Umbilical cord blood storage is an increasingly popular procedure done at the time of birth. It works by collecting a sample of blood after the umbilical cord is cut at the time of delivery. The blood is sent to a private or public blood bank where it is frozen and stored. In most cases the umbilical cord and blood are discarded as medical waste after birth. This story provides a good balance of information on the advantages and disadvantages of this preference-sensitive decision whether to store cord blood for potential use. Information elicited from expert testimony on both sides of the issue and testimony from mothers who have chosen different options is helpful.
But the advantages of having cord blood available are not explicitly compared in any numeric way or qualitative way to allow viewers to understand the comparative benefits or costs. The underlying unstated claim is that cord "blood can save your baby’s life" and that other options may not be available or work as well. This is the weakest part of the segment.
Including the commercial aspects and reality that a cord blood bank must be a sustainable business was important to frame the risks and benefits of cord blood storage.
This provides accurate cost estimates of initial processing and storage of the cord blood, up to $2,000, and storage, approximately $125, per year in private banks. It also accurately indicates that cord blood can be donated to public banks at no charge.

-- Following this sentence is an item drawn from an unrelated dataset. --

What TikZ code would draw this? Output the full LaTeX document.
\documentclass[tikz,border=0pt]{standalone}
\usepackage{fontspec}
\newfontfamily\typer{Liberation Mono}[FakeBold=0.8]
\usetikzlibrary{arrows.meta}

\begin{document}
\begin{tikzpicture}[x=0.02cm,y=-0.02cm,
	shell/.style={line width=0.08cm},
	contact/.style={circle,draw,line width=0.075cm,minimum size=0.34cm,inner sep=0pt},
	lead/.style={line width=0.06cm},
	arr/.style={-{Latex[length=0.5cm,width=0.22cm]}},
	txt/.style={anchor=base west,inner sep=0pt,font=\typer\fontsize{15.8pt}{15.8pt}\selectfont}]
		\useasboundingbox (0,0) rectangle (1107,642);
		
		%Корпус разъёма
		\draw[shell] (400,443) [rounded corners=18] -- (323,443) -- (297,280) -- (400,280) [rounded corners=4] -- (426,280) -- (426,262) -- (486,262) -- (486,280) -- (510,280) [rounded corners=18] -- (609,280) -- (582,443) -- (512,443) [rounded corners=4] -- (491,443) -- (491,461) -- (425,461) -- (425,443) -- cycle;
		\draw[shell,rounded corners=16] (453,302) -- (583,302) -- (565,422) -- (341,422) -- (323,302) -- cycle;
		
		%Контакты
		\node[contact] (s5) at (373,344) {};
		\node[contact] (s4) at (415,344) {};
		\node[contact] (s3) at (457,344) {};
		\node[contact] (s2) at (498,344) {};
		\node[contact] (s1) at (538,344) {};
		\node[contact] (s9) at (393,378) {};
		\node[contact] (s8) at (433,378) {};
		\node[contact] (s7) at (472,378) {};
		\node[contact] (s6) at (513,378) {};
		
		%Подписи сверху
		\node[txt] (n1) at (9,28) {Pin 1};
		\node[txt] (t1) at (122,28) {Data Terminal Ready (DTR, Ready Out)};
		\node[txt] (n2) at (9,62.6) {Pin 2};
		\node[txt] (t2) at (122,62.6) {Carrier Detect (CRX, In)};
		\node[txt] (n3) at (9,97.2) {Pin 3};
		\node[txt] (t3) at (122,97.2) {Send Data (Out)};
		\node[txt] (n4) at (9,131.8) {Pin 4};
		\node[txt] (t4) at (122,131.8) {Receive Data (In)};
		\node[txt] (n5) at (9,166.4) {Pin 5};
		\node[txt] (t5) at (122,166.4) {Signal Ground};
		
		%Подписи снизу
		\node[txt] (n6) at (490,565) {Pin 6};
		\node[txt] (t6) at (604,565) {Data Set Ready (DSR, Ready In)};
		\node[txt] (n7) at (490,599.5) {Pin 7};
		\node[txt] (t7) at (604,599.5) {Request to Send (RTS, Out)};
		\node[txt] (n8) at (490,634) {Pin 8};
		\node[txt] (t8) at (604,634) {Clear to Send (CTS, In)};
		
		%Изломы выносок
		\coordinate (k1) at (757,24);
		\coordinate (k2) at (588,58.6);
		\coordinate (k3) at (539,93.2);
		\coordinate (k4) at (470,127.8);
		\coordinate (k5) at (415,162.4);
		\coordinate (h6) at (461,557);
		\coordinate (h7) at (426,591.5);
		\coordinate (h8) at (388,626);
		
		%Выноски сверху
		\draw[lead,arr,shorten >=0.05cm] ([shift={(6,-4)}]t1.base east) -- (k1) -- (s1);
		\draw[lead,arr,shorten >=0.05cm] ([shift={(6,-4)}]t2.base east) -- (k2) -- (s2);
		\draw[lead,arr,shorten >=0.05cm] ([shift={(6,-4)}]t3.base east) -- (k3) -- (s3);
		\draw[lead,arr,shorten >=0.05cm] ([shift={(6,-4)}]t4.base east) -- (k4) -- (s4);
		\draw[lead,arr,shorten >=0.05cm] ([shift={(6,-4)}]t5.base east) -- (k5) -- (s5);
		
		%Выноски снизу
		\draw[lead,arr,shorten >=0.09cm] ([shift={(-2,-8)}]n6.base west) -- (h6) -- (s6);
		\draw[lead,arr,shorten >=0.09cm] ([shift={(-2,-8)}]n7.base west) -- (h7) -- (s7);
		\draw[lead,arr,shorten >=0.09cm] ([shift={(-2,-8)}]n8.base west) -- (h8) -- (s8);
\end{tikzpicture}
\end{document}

This story uses expert testimony and interviewer comments to communicate that blood cord storage is potentially beneficial if a child or family member needs a bone merrow transplant. It also presents the unknowns on the procedure. For example, it is not known how long cord blood is viable or how often the blood could be used. It is also not known how often blood cord transfer is successful. The only statement that inaccurately represents potential benefits is made by a mother interviewed for the story. She indicated that her child had improvement in cerebral palsy after a transfer of cells from his own cord blood. This case is highly experimental and contrary to current medical opinion that a child’s cord blood cannot currently be used to treat their own inborn genetic diseases. The interviewer tried to couch the statement saying that doctors cannot prove the benefit actually occurred as a result of cord blood transfer. Despite this the mother’s comments give the false impression that miraculous results are possible. A more appropriate case to present successful use of cord blood would have been treatment of blood disorders. While it is too new to say what "conventional uses" are, the story could have given some sense of what is currently being done with the majority of the 7,000 or so cases in which banked cells have been used. Also would be very useful to contenxtualize what the odds of not having a good outcome are with "usual care".

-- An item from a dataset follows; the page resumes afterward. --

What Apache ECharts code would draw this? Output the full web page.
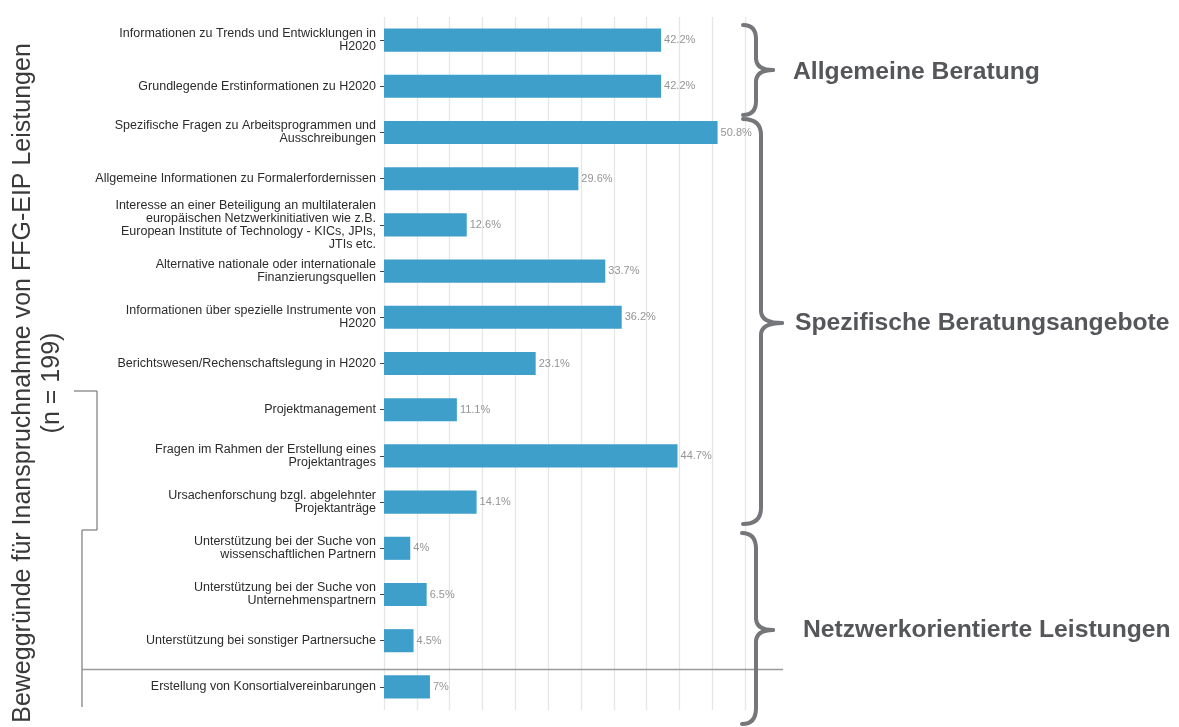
<!DOCTYPE html>
<html>
<head>
<meta charset="utf-8">
<script src="https://cdn.jsdelivr.net/npm/echarts@6/dist/echarts.min.js"></script>
<style>
html,body{margin:0;padding:0;background:#fff;}
#c{width:1179px;height:727px;}
</style>
</head>
<body>
<div id="c"></div>
<script>
const categories = [
  "Informationen zu Trends und Entwicklungen in\nH2020",
  "Grundlegende Erstinformationen zu H2020",
  "Spezifische Fragen zu Arbeitsprogrammen und\nAusschreibungen",
  "Allgemeine Informationen zu Formalerfordernissen",
  "Interesse an einer Beteiligung an multilateralen\neuropäischen Netzwerkinitiativen wie z.B.\nEuropean Institute of Technology - KICs, JPIs,\nJTIs etc.",
  "Alternative nationale oder internationale\nFinanzierungsquellen",
  "Informationen über spezielle Instrumente von\nH2020",
  "Berichtswesen/Rechenschaftslegung in H2020",
  "Projektmanagement",
  "Fragen im Rahmen der Erstellung eines\nProjektantrages",
  "Ursachenforschung bzgl. abgelehnter\nProjektanträge",
  "Unterstützung bei der Suche von\nwissenschaftlichen Partnern",
  "Unterstützung bei der Suche von\nUnternehmenspartnern",
  "Unterstützung bei sonstiger Partnersuche",
  "Erstellung von Konsortialvereinbarungen"
];
const values = [42.2, 42.2, 50.8, 29.6, 12.6, 33.7, 36.2, 23.1, 11.1, 44.7, 14.1, 4, 6.5, 4.5, 7];
const groupLabels = ["Allgemeine Beratung", "Spezifische Beratungsangebote", "Netzwerkorientierte Leistungen"];
const axisTitle = "Beweggründe für Inanspruchnahme von FFG-EIP Leistungen\n(n = 199)";

const FONT = "'Liberation Sans', Arial, sans-serif";
const braceColor = '#75767a';

function brace(x0, top, bottom, xv, xt, ymid, r, r2) {
  const st = {stroke: braceColor, lineWidth: 4, fill: null, lineCap: 'round'};
  return [
    {type:'bezierCurve', silent:true, z:10, shape:{x1:x0,y1:top,cpx1:xv,cpy1:top,x2:xv,y2:top+r}, style:st},
    {type:'line', silent:true, z:10, shape:{x1:xv,y1:top+r,x2:xv,y2:ymid-r2}, style:st},
    {type:'bezierCurve', silent:true, z:10, shape:{x1:xv,y1:ymid-r2,cpx1:xv,cpy1:ymid,x2:xt,y2:ymid}, style:st},
    {type:'bezierCurve', silent:true, z:10, shape:{x1:xt,y1:ymid,cpx1:xv,cpy1:ymid,x2:xv,y2:ymid+r2}, style:st},
    {type:'line', silent:true, z:10, shape:{x1:xv,y1:ymid+r2,x2:xv,y2:bottom-r}, style:st},
    {type:'bezierCurve', silent:true, z:10, shape:{x1:xv,y1:bottom-r,cpx1:xv,cpy1:bottom,x2:x0,y2:bottom}, style:st}
  ];
}

const deco = {stroke:'#7a7a7a', lineWidth:1.2};
const graphics = [].concat(
  brace(743, 25, 115, 756, 773, 70, 14, 12),
  brace(743, 119, 524, 761, 782, 323, 16, 12),
  brace(742, 533, 724, 756, 773, 630, 16, 12),
  [
    {type:'text', silent:true, left:793, top:60, style:{text:groupLabels[0], font:"bold 24.7px " + FONT, fill:'#555659'}},
    {type:'text', silent:true, left:795, top:311, style:{text:groupLabels[1], font:"bold 24.7px " + FONT, fill:'#555659'}},
    {type:'text', silent:true, left:803, top:618, style:{text:groupLabels[2], font:"bold 24.7px " + FONT, fill:'#555659'}},
    {type:'text', silent:true, x:37.5, y:383, rotation:Math.PI/2,
      style:{text:axisTitle, font:"25px " + FONT, fill:'#3a3a3a', align:'center', verticalAlign:'middle', lineHeight:29}},
    {type:'line', silent:true, shape:{x1:74,y1:391,x2:97,y2:391}, style:deco},
    {type:'line', silent:true, shape:{x1:97,y1:391,x2:97,y2:530}, style:deco},
    {type:'line', silent:true, shape:{x1:97,y1:530,x2:82,y2:530}, style:deco},
    {type:'line', silent:true, shape:{x1:82,y1:530,x2:82,y2:707}, style:deco},
    {type:'line', silent:true, z:5, shape:{x1:82,y1:669.5,x2:783,y2:669.5}, style:{stroke:'#9a9a9a', lineWidth:1.5}}
  ]
);

const chart = echarts.init(document.getElementById('c'));
chart.setOption({
  backgroundColor: '#ffffff',
  animation: false,
  textStyle: {fontFamily: FONT},
  grid: {left: 384, right: 401, top: 17, bottom: 17, containLabel: false},
  xAxis: {
    type: 'value', min: 0, max: 60, interval: 5,
    axisLine: {show: false}, axisTick: {show: false}, axisLabel: {show: false},
    splitLine: {show: true, showMaxLine: false, lineStyle: {color: '#e6e6e6', width: 1.3}}
  },
  yAxis: {
    type: 'category', inverse: true, data: categories,
    axisLine: {show: false},
    axisTick: {show: true, length: 4, alignWithLabel: true, lineStyle: {color: '#444', width: 1}},
    axisLabel: {interval: 0, color: '#2b2b2b', fontSize: 12.5, lineHeight: 13, margin: 8, fontFamily: FONT, align: 'right'}
  },
  series: [{
    type: 'bar', data: values, barWidth: '50%',
    itemStyle: {color: '#3f9fcb'},
    label: {show: true, position: 'right', distance: 3, formatter: '{c}%', color: '#949494', fontSize: 11, fontFamily: FONT}
  }],
  graphic: graphics
});
</script>
</body>
</html>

While this story does not explicitly state that there are no significant harms to either the mother or the baby, this is consistent with the American College of Obstetricians and Gynecology opinion statement that also does not address whether adverse events are associated with this procedure.
This story provides accurate statistics on the very slim odds that storing cord blood will be beneficial. There is a 99% chance that stored cord blood will not be used. Only one out of 2,700 cases, or possibly less, will actually benefit from cord blood storage. The story is not presenting the results of a new clinical trial or investigational use of cord blood. However, the "bad cells" comment by the correspondant about why the same child might not benefit from his/her own cord blood is not entirely accurate. The reason that the individual child is less likely to benefit is mathematical. The odds of a match in one person (the donor) are lower than the odds of a match in mulitple family memebers. Despite this, presenting evidence at a high level may be appropriate even though the rationale is not presented.
This story is even-handed in its approach to presenting storage of cord blood as a preference-sensitive decision. This decision making process and evaluation of advantages and disadvantages is well presented through interviews with two women who chose different options. The story balances expert interviews to compare the remote chance that cord blood will ever be used by the baby or family members versus the potential therapies that may be developed in the future.
This story mainly relies on an interview with an independent medical expert. It also includes a statement from an expert with ties to blood cord banking associations. The interviewer has researched the topic for personal reasons but is generally makes unbiased and informed comments. The variety and breadth of opinion provides balance to the story. The story also accuartely references statistics from the recent opinion statement issued by the American College of Obstetricians and Gynecology.
The weakest part of the story is the lack of information about alternate treatments. The medical expert’s comment that if a bone marrow transplant is needed in the future then stem cells from the umbilical cord can be used. The implication that there are no other treatment option is misleading. The story could have been improved by stating that banked cord blood can improve the likelihood of a good match. Statistics supporting this difference would have been helpful to put the potential benefit in context, particularly given the remote liklihood, one in 2,700, of a child using their own saved cord blood in the future.
Umbilical blood cord banking is widely available in both private and public banks. However, the story correspondant misrepresents the availability of public banks by stating that "there are only six in the entire country." In fact 20 states have public banks with several banks in each state. These can be located through the National Marrow Donor Program at www.marrow.org which also collects cord blood. It is possible that the story correspondant confused the number of public banks with the number of banks (six) that are not part of the National Marrow Donor Program. These six non-affiliated banks may accept cord blood donated for public use or directed donation for a child with a disease that might be treated by transplant.
Blood cord storage is not a new practice and accordingly this story does not portray it as a novel procedure.
We can’t be sure if the story relied largely on a news release.